Great Horned Owl – Ada

Name: Ada – Female

Species: Great Horned Owl

Liberty Arrival: Spring 2020/Juvenile

Injury/Condition: Left eye trauma

Ada was found on the ground and brought to Liberty Wildlife displaying a severely damaged left eye.  Because she had no experience hunting, it was determined her chances of survival in the wild were diminished so she was not a candidate for release.

Great Horned Owl Facts

The great horned owl is found in North and South America from northern Alaska and Canada through Mexico to the tropical rainforest to Tierra del Fuego.

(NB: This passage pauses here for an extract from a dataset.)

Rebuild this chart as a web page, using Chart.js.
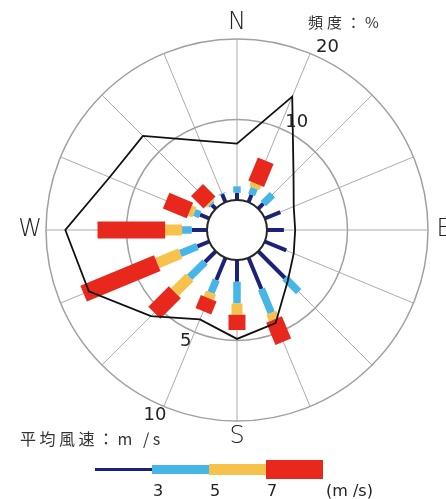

It is one of the most widespread and common owls in North America.

Life span: Great horned owls can live more than 12 years in the wild.  Some captive birds have lived up to 29 years.

Prey: The owl’s diet consists of a wide variety of prey from raccoons, rabbits, squirrels, mice, snakes, insects, geese and other birds to the occasional cat or small dog. One of its favorite foods is the skunk, a slow-moving nocturnal animal with a large white stripe down its back like a neon sign that says to the owl, “Eat me!”.

Babies/Nests: Great horned owls do not build nests and either take over the abandoned nest of a hawk or other large birds or will simply lay the eggs in alcoves, tree hollows, abandoned buildings or even on the ground.  The female will lay 2 – 3 eggs on average and the young fledge in 45 – 55 days.